Él, libriano: justo, emocional, oscilante. Yo, sagitariano: errante, filosófico, impetuoso. El fuego que va delante, la brisa que duda. Así era nuestro vínculo: una danza entre el deseo de avanzar y el miedo de arruinarlo todo. Un equilibrio imposible entre dos signos que se rozan y se esquivan.

Paseamos por Puerto Madero, por la Torre de los Ingleses, por la calle Florida. Nos detuvimos en el Puente de la Mujer, donde él, como si invocara a una de las Ocampo, me dijo: “No demuestres tanto afecto”. No supe si fue una ironía, un llamado a la sintonía o una súplica para no arruinar lo que aún no se había formado. Desde entonces, todo fue duda y coreografía de modales.

Luego, vino la invitación a su casa en Flores. Sin miedo, porque eso es lo que tiene el adolescente: la osadía de quien aún no ha sido domado. Nos subimos a un colectivo cuyo número he olvidado, pero no su gesto: se recostó en mi hombro delante de todos, en un transporte público lleno. Nadie dijo nada. Nadie nos agredió. Solo mi mente —obsesiva, analítica, rota— fue quien gritó por dentro: ¿por qué él podía hacerlo y yo no? ¿Por qué ese control sobre mí que yo le entregaba con una devoción peligrosa?

Ceder es a veces una forma de desaparecer.

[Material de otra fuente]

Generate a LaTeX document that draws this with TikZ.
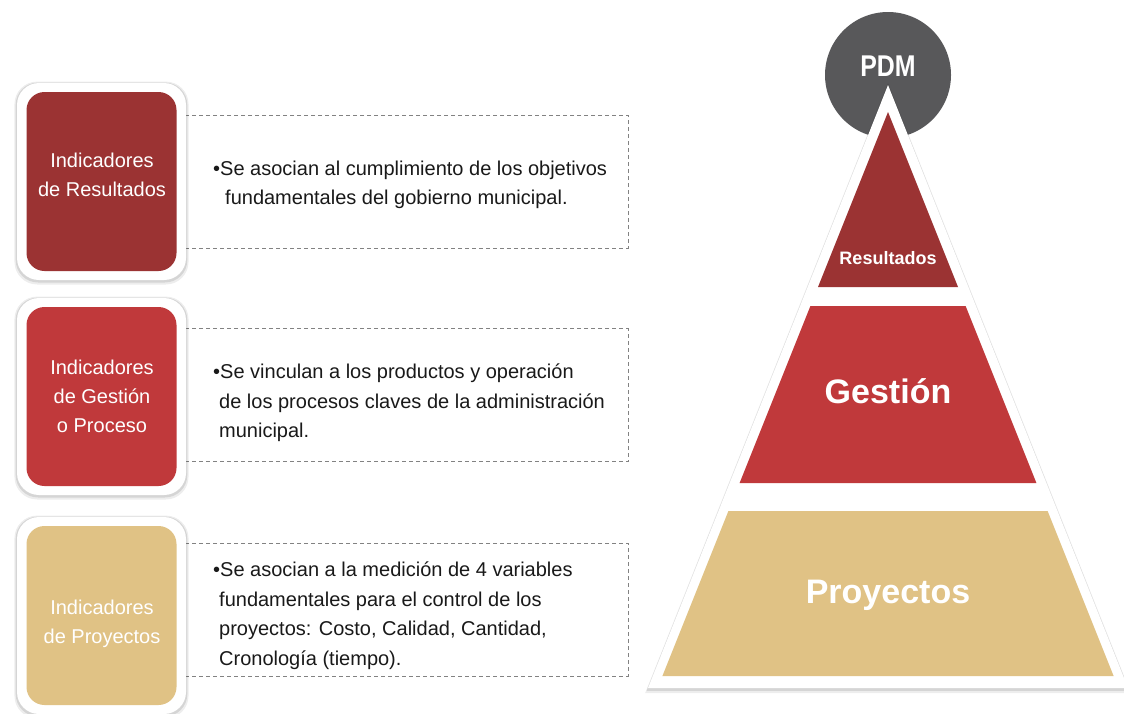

Y yo, que tanto lo deseaba, lo fui perdiendo sin darme cuenta.

En su departamento, me esperaban unos fideos con salsa a los cuatro quesos. El mantel invisible de una cena íntima que no podía digerir, porque los nervios eran un nudo en la garganta. Era un departamento tan grande como las preguntas que yo me hacía sobre mí mismo.

Terminamos la cena. Me invitó a su habitación. Limpia. Serena. Me senté al borde de su cama. Y ahí, lector —como diría Silvina Ocampo—, dejo al misterio el resto del relato, porque hay momentos que, de tan intensos, solo pueden sobrevivir si permanecen en sombras.